January 12, 2021 – Tuesday
Acts 16:1-2 NIV
1 Paul came to Derbe and then to Lystra, where a disciple named Timothy lived, whose mother was Jewish and a believer but whose father was a Greek.
2 The believers at Lystra and Iconium spoke well of him.
3 Paul wanted to take him along on the journey, so he circumcised him because of the Jews who lived in that area, for they all knew that his father was a Greek.
The initial verses of this chapter are really about Timothy. Even though we learn in the next two verses (4-5) as mentioned yesterday that, As they traveled from town to town, they delivered the decisions reached by the apostles and elders in Jerusalem for the people to obey. So the churches were strengthened in the faith and grew daily in numbers. But we did not mention Timothy went with them as they traveled. And he was part of the team delivering the messages from Jerusalem for Gentile believers to follow. Thus, he likely was part of reason the churches were both strengthened and grew in numbers.
Who was Timothy though? We learn from the verses above he was a disciple of Christ and lived in Lystra. He probably became a follower of Christ during Paul’s prior visit. He probably witnessed or at least knew of what happened when (14:19-20), some Jews came from Antioch and Iconium [in opposition to the gospel] and won the crowd over. They stoned Paul and dragged him outside the city, thinking he was dead. But after the disciples had gathered around him, he got up and went back into the city. The next day he and Barnabas left for Derbe.
Beyond this we know Timothy’s mother was Jewish and a believer in Christ. We learn in 1 Timothy 1:5 that Paul thought of him as a man of sincere faith, which first lived in your grandmother Lois and in your mother Eunice and, I am persuaded, now lives in you also. So, his mother and grandmother had much to do with his knowledge and faith walk. His father we know little of except that he was a Greek, a Gentile. It is unlikely he was a convert to Judaism as Timothy was not circumcised.

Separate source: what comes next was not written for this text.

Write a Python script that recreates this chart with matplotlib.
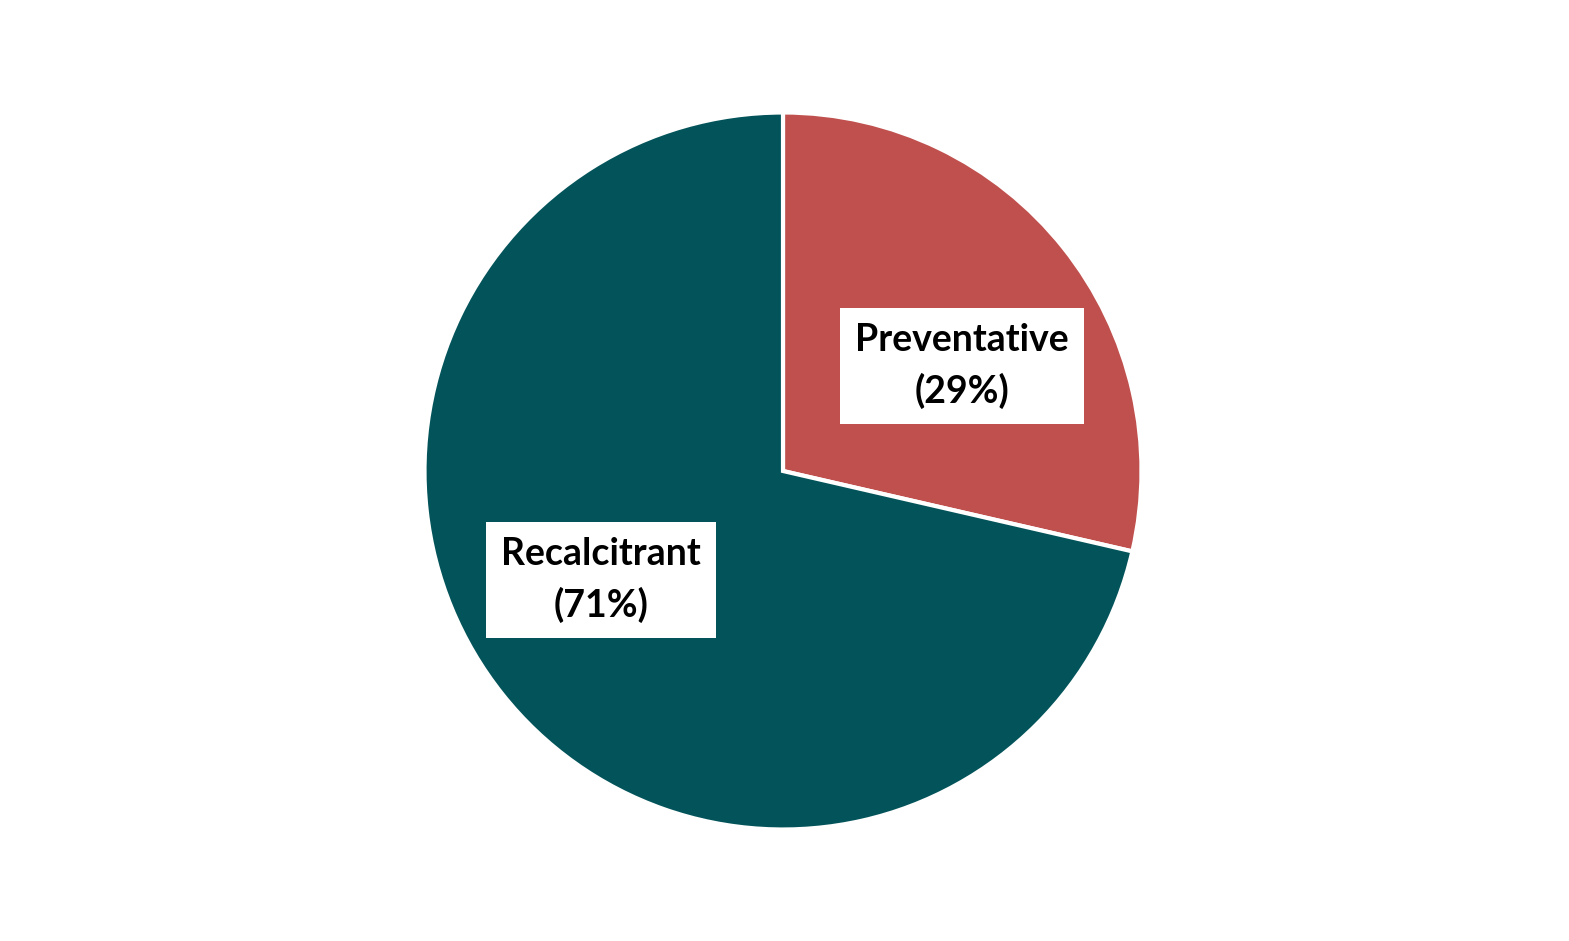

If his father had been, it is likely Timothy would have been as well.
Timothy must have been a very serious and devout young man for The believers at [both] Lystra and Iconium spoke well of him. As we don’t know much about his father, this was most likely due to the upbringing from his mother and grandmother. For so many believers to speak well of him in two separate cities his devotion must have been truly noteworthy. From this it is understandable why Paul wanted to take him along on the journey that would continue onward.
Not so understandable is why he circumcised him because of the Jews who lived in that area, for they all knew that his father was a Greek. After all, he had spoken much on how circumcision was not necessary for one to follow the gospel. More specifically Paul had spoken how it was unnecessary for a Gentile to be circumcised to become a follower of Christ. However, Timothy as the son of a Jewish woman was considered Jewish even with a Gentile father. With this in mind, Elllicott’s Commentary for English Readers makes the following point how Paul sought to guard against the difficulties which he would have encountered from those whom he sought to win to Christ, had they seen, as one of the travelling company, an Israelite who was ashamed of the seal of the covenant of Abraham. Barnes’ Notes on the Bible takes a similar viewpoint which I find convincing. Namely that, It was an act of expediency for the sake of peace, and was in accordance with Paul’s uniform and avowed principle of conduct, 1 Corinthians 9:20, “And unto the Jews I became as a Jew, that I might gain the Jews.”
The reality is Paul did not let ‘doctrine’ get in the way of presenting the gospel. Plus, this was six years after Paul’s first visit so Timothy had a choice as an adult and chose to follow his mentor’s desire here.
Prayer: Heavenly Father – Please help us stay focused on Your will for our lives and how we should proceed, not letting any policy or rule get in the way of Your direction. – In Jesus name. Amen.